* START DATASET RECORDS *
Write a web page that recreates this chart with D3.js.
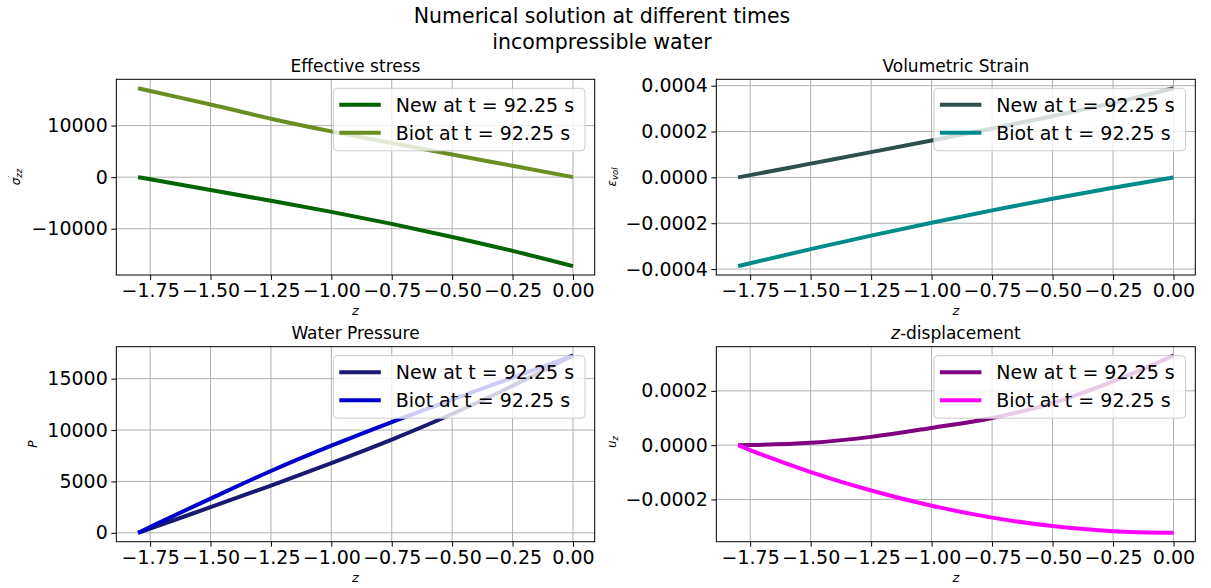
<!DOCTYPE html>
<html>
<head>
<meta charset="utf-8">
<script src="https://cdn.jsdelivr.net/npm/d3@7"></script>
<style>
  html, body { margin: 0; padding: 0; background: #fff; }
  svg { display: block; font-family: "DejaVu Sans", sans-serif; }
</style>
</head>
<body>
<svg id="fig" width="1211" height="588"></svg>
<script>
// depth coordinate of the sample points
const zValues = [-1.8, -1.75, -1.5, -1.25, -1.0, -0.75, -0.5, -0.25, 0.0];

// effective stress
const stressNew  = [0, -410, -2480, -4590, -6730, -9060, -11600, -14300, -17250];
const stressBiot = [17250, 16720, 14100, 11330, 8870, 6620, 4400, 2200, 0];

// volumetric strain
const strainNew  = [0, 0.0000098, 0.000060, 0.000110, 0.000161, 0.000213, 0.000267, 0.000325, 0.000389];
const strainBiot = [-0.000387, -0.0003745, -0.000313, -0.000254, -0.000198, -0.000144, -0.000093, -0.000045, 0];

// water pressure
const pressureNew  = [0, 410, 2500, 4600, 6780, 9070, 11560, 14300, 17250];
const pressureBiot = [0, 570, 3330, 6020, 8480, 10780, 12960, 15100, 17250];

// vertical displacement
const dispNew  = [0, 0.0000005, 0.0000084, 0.0000305, 0.0000635, 0.0001, 0.000155, 0.000235, 0.000330];
const dispBiot = [0, -0.000018, -0.000099, -0.000167, -0.000223, -0.000267, -0.000298, -0.000317, -0.000323];

// tick labels
const xTicks = [-1.75, -1.5, -1.25, -1.0, -0.75, -0.5, -0.25, 0];
const stressTicks = [-10000, 0, 10000];
const strainTicks = [-0.0004, -0.0002, 0, 0.0002, 0.0004];
const pressureTicks = [0, 5000, 10000, 15000];
const dispTicks = [-0.0002, 0, 0.0002];

const legendNames = ["New at t = 92.25 s", "Biot at t = 92.25 s"];

const panels = [
  { title: [["Effective stress", false]], ylab: "stress", x0: 116.3, y0: 79.3, x1: 594.7, y1: 275,
    series: [stressNew, stressBiot], colors: ["#006400", "#6b8e23"], ticks: stressTicks, fmt: d3.format("d"),
    ylabPos: [16, 177] },
  { title: [["Volumetric Strain", false]], ylab: "strain", x0: 716.3, y0: 79.3, x1: 1195.3, y1: 275,
    series: [strainNew, strainBiot], colors: ["#2f4f4f", "#008b8b"], ticks: strainTicks, fmt: d3.format(".4f"),
    ylabPos: [612, 177] },
  { title: [["Water Pressure", false]], ylab: "pressure", x0: 116.3, y0: 346.7, x1: 594.7, y1: 541.7,
    series: [pressureNew, pressureBiot], colors: ["#191970", "#0000cd"], ticks: pressureTicks, fmt: d3.format("d"),
    ylabPos: [33, 444] },
  { title: [["z", true], ["-displacement", false]], ylab: "disp", x0: 716.3, y0: 346.7, x1: 1195.3, y1: 541.7,
    series: [dispNew, dispBiot], colors: ["#800080", "#ff00ff"], ticks: dispTicks, fmt: d3.format(".4f"),
    ylabPos: [612, 442] }
];

const svg = d3.select("#fig");

// figure title
const sup = svg.append("text").attr("text-anchor", "middle").attr("font-size", 20.5).attr("fill", "#000");
sup.append("tspan").attr("x", 602).attr("y", 23).text("Numerical solution at different times");
sup.append("tspan").attr("x", 602).attr("y", 49).text("incompressible water");

panels.forEach(p => {
  const g = svg.append("g");
  const x = d3.scaleLinear().domain([-1.89, 0.09]).range([p.x0, p.x1]);
  const allY = p.series.flat();
  const lo = d3.min(allY), hi = d3.max(allY), pad = (hi - lo) * 0.05;
  const y = d3.scaleLinear().domain([lo - pad, hi + pad]).range([p.y1, p.y0]);

  // grid
  const grid = g.append("g").attr("stroke", "#b0b0b0").attr("stroke-width", 1);
  xTicks.forEach(t => grid.append("line").attr("x1", x(t)).attr("x2", x(t)).attr("y1", p.y0).attr("y2", p.y1));
  p.ticks.forEach(t => grid.append("line").attr("x1", p.x0).attr("x2", p.x1).attr("y1", y(t)).attr("y2", y(t)));

  // curves
  const line = d3.line().x((d, i) => x(zValues[i])).y(d => y(d)).curve(d3.curveMonotoneX);
  p.series.forEach((s, i) => {
    g.append("path").datum(s).attr("d", line).attr("fill", "none")
      .attr("stroke", p.colors[i]).attr("stroke-width", 4).attr("stroke-linecap", "butt");
  });

  // axes
  const xAxis = d3.axisBottom(x).tickValues(xTicks).tickFormat(d3.format(".2f")).tickSize(5).tickPadding(3.5);
  const yAxis = d3.axisLeft(y).tickValues(p.ticks).tickFormat(p.fmt).tickSize(5).tickPadding(3.5);
  const gx = g.append("g").attr("transform", `translate(0,${p.y1})`).call(xAxis);
  const gy = g.append("g").attr("transform", `translate(${p.x0},0)`).call(yAxis);
  [gx, gy].forEach(a => {
    a.select(".domain").remove();
    a.selectAll("text").attr("font-size", 19).attr("fill", "#000").attr("font-family", "DejaVu Sans, sans-serif");
    a.selectAll("line").attr("stroke", "#000").attr("stroke-width", 1);
  });

  // frame
  g.append("rect").attr("x", p.x0).attr("y", p.y0).attr("width", p.x1 - p.x0).attr("height", p.y1 - p.y0)
    .attr("fill", "none").attr("stroke", "#000").attr("stroke-width", 1);

  // title
  const cx = (p.x0 + p.x1) / 2;
  const tt = g.append("text").attr("x", cx).attr("y", p.y0 - 7.5).attr("text-anchor", "middle").attr("font-size", 17);
  p.title.forEach(([s, it]) => tt.append("tspan").attr("font-style", it ? "italic" : null).text(s));

  // x label
  g.append("text").attr("x", cx).attr("y", p.y1 + 40).attr("text-anchor", "middle")
    .attr("font-size", 13).attr("font-style", "italic").text("z");

  // y label
  const yl = g.append("text").attr("transform", `translate(${p.ylabPos[0]},${p.ylabPos[1]}) rotate(-90)`)
    .attr("text-anchor", "middle").attr("dominant-baseline", "central").attr("font-size", 12);
  if (p.ylab === "stress") {
    yl.append("tspan").attr("font-style", "italic").text("σ");
    yl.append("tspan").attr("font-size", 8).attr("dy", -4).text("′");
    yl.append("tspan").attr("font-size", 8.5).attr("font-style", "italic").attr("dx", -2).attr("dy", 7).text("zz");
  } else if (p.ylab === "strain") {
    yl.append("tspan").attr("font-style", "italic").text("ε");
    yl.append("tspan").attr("font-size", 8.5).attr("font-style", "italic").attr("dy", 3).text("vol");
  } else if (p.ylab === "pressure") {
    yl.append("tspan").attr("font-style", "italic").text("P");
  } else {
    yl.append("tspan").attr("font-style", "italic").text("u");
    yl.append("tspan").attr("font-size", 8.5).attr("font-style", "italic").attr("dy", 3).text("z");
  }

  // legend
  const lw = 251.7, lh = 62.5;
  const lx = p.x1 - 9.7 - lw, ly = p.y0 + 9;
  const lg = g.append("g");
  lg.append("rect").attr("x", lx).attr("y", ly).attr("width", lw).attr("height", lh).attr("rx", 4)
    .attr("fill", "#fff").attr("fill-opacity", 0.8).attr("stroke", "#cccccc").attr("stroke-width", 1);
  legendNames.forEach((name, i) => {
    const ry = ly + 16.5 + i * 28;
    lg.append("line").attr("x1", lx + 6).attr("x2", lx + 47.5).attr("y1", ry).attr("y2", ry)
      .attr("stroke", p.colors[i]).attr("stroke-width", 4);
    lg.append("text").attr("x", lx + 62.4).attr("y", ry).attr("dominant-baseline", "central")
      .attr("font-size", 19).attr("fill", "#000").text(name);
  });
});
</script>
</body>
</html>
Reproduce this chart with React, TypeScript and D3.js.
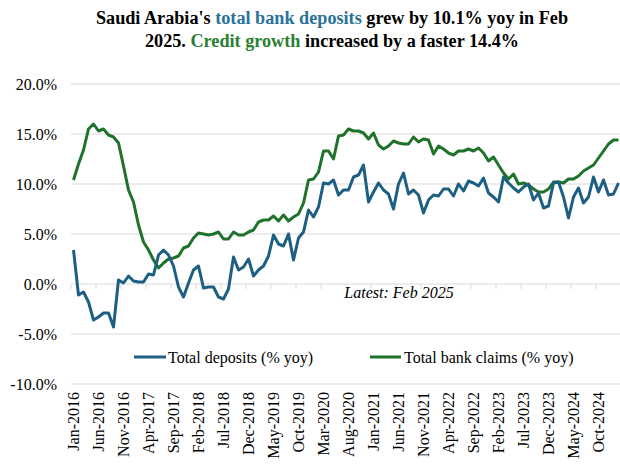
import React from "react";
import * as d3 from "d3";

const monthNames = ["Jan","Feb","Mar","Apr","May","Jun","Jul","Aug","Sep","Oct","Nov","Dec"];
// Jan-2016 .. Feb-2025 (110 months)
const months: string[] = [];
for (let y = 2016; y <= 2025; y++) {
  for (let m = 0; m < 12; m++) {
    if (y === 2025 && m > 1) break;
    months.push(`${monthNames[m]}-${y}`);
  }
}

const deposits = [
  3.4, -1.1, -0.8, -1.8, -3.6, -3.3, -2.9, -2.9, -4.3, 0.4,
  0.1, 0.8, 0.3, 0.2, 0.2, 1.0, 0.9, 2.9, 3.4, 2.9,
  1.8, -0.3, -1.3, 0.1, 1.4, 1.8, -0.4, -0.3, -0.3, -1.3,
  -1.5, -0.5, 2.7, 1.4, 1.7, 2.5, 0.8, 1.4, 1.8, 2.8,
  4.9, 4.0, 3.8, 5.0, 2.4, 4.6, 5.2, 7.4, 6.7, 7.7,
  10.1, 10.0, 10.4, 8.9, 9.4, 9.4, 10.7, 10.9, 11.9, 8.2,
  9.2, 10.1, 9.4, 9.0, 7.5, 10.0, 11.1, 9.0, 9.4, 8.9,
  7.1, 8.4, 8.9, 8.8, 9.5, 9.5, 8.8, 10.0, 9.3, 10.3,
  10.1, 9.8, 10.6, 9.1, 8.7, 8.2, 10.7, 10.1, 9.6, 9.2,
  9.7, 10.0, 8.4, 9.1, 7.6, 7.8, 10.1, 10.2, 8.7, 6.6,
  8.7, 9.6, 8.1, 8.7, 10.7, 9.2, 10.4, 8.9, 9.0, 10.1,
];

const claims = [
  10.4, 12.0, 13.4, 15.5, 16.0, 15.3, 15.5, 14.9, 14.7, 14.1,
  11.8, 9.4, 8.2, 5.9, 4.2, 3.4, 2.4, 1.6, 2.1, 2.5,
  2.6, 2.8, 3.6, 3.8, 4.6, 5.1, 5.0, 4.9, 5.0, 5.2,
  4.5, 4.5, 5.2, 4.9, 4.9, 5.2, 5.4, 6.2, 6.4, 6.4,
  6.8, 6.3, 6.9, 6.3, 6.7, 7.0, 8.1, 10.4, 10.5, 11.2,
  13.3, 13.3, 12.5, 14.8, 14.9, 15.5, 15.3, 15.3, 15.1, 14.5,
  15.1, 13.9, 13.5, 13.8, 14.3, 14.1, 14.0, 14.0, 14.7, 14.2,
  14.5, 14.4, 13.0, 13.8, 13.5, 13.1, 12.9, 13.3, 13.3, 13.5,
  13.3, 13.6, 13.1, 12.3, 12.7, 11.9, 11.1, 10.5, 11.0, 10.0,
  10.1, 9.9, 9.5, 9.2, 9.2, 9.5, 10.2, 10.2, 10.1, 10.5,
  10.5, 10.8, 11.3, 11.6, 11.9, 12.6, 13.3, 14.0, 14.4, 14.4,
];

const yTicks = [20, 15, 10, 5, 0, -5, -10];
const seriesNames = ["Total deposits (% yoy)", "Total bank claims (% yoy)"];

const BLUE = "#1c5f82";
const GREEN = "#1f7229";
const FONT = "'Liberation Serif', 'Times New Roman', serif";

export default function App() {
  const W = 620, H = 466;
  const x = d3.scaleBand<string>().domain(months).range([71, 621]).padding(0);
  const y = d3.scaleLinear().domain([-10, 20]).range([384, 84]);
  const cx = (i: number) => (x(months[i]) as number) + x.bandwidth() / 2;
  const line = d3.line<number>().x((_, i) => cx(i)).y((d) => y(d));
  const tickIdx = months.map((_, i) => i).filter((i) => i % 5 === 0);

  return (
    <svg width={W} height={H} style={{ position: "absolute", left: 0, top: 0, background: "#fff" }} fontFamily={FONT}>
      <text x={332} y={24} textAnchor="middle" fontSize={18.2} fontWeight="bold" fill="#000">
        Saudi Arabia's <tspan fill="#2b7299">total bank deposits</tspan> grew by 10.1% yoy in Feb
      </text>
      <text x={332} y={47} textAnchor="middle" fontSize={18.2} fontWeight="bold" fill="#000">
        2025. <tspan fill="#2a7f33">Credit growth</tspan> increased by a faster 14.4%
      </text>

      {yTicks.map((t) => (
        <g key={t}>
          <line x1={71} x2={620} y1={y(t)} y2={y(t)} stroke="#d9d9d9" strokeWidth={1} />
          <text x={57} y={y(t)} dy="0.35em" textAnchor="end" fontSize={16} fill="#000">
            {t.toFixed(1)}%
          </text>
        </g>
      ))}

      {tickIdx.map((i) => (
        <line key={"t" + i} x1={x(months[i]) as number} x2={x(months[i]) as number} y1={y(0)} y2={y(0) + 5} stroke="#d9d9d9" strokeWidth={1} />
      ))}

      {tickIdx.map((i) => (
        <text key={"l" + i} transform={`translate(${cx(i)},392) rotate(-90)`} dy="0.35em" textAnchor="end" fontSize={16} fill="#000">
          {months[i]}
        </text>
      ))}

      <path d={line(claims) || ""} fill="none" stroke={GREEN} strokeWidth={3} strokeLinejoin="round" />
      <path d={line(deposits) || ""} fill="none" stroke={BLUE} strokeWidth={3} strokeLinejoin="round" />

      <text x={399} y={298} textAnchor="middle" fontSize={16} fontStyle="italic" fill="#000">
        Latest: Feb 2025
      </text>

      <line x1={134} x2={166} y1={357} y2={357} stroke={BLUE} strokeWidth={3} />
      <text x={168} y={357} dy="0.35em" fontSize={16} fill="#000">{seriesNames[0]}</text>
      <line x1={370} x2={401} y1={357} y2={357} stroke={GREEN} strokeWidth={3} />
      <text x={404} y={357} dy="0.35em" fontSize={16} fill="#000">{seriesNames[1]}</text>
    </svg>
  );
}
* END DATASET RECORDS *
▸ **WORK TO DO**: Begin at the top of the records above and retype each line exactly until the line containing "4400, 2200, 0];", which is included. Skip all pictures.

▸ **CORRECT RESULT**:
Write a web page that recreates this chart with D3.js.
<!DOCTYPE html>
<html>
<head>
<meta charset="utf-8">
<script src="https://cdn.jsdelivr.net/npm/d3@7"></script>
<style>
  html, body { margin: 0; padding: 0; background: #fff; }
  svg { display: block; font-family: "DejaVu Sans", sans-serif; }
</style>
</head>
<body>
<svg id="fig" width="1211" height="588"></svg>
<script>
// depth coordinate of the sample points
const zValues = [-1.8, -1.75, -1.5, -1.25, -1.0, -0.75, -0.5, -0.25, 0.0];

// effective stress
const stressNew  = [0, -410, -2480, -4590, -6730, -9060, -11600, -14300, -17250];
const stressBiot = [17250, 16720, 14100, 11330, 8870, 6620, 4400, 2200, 0];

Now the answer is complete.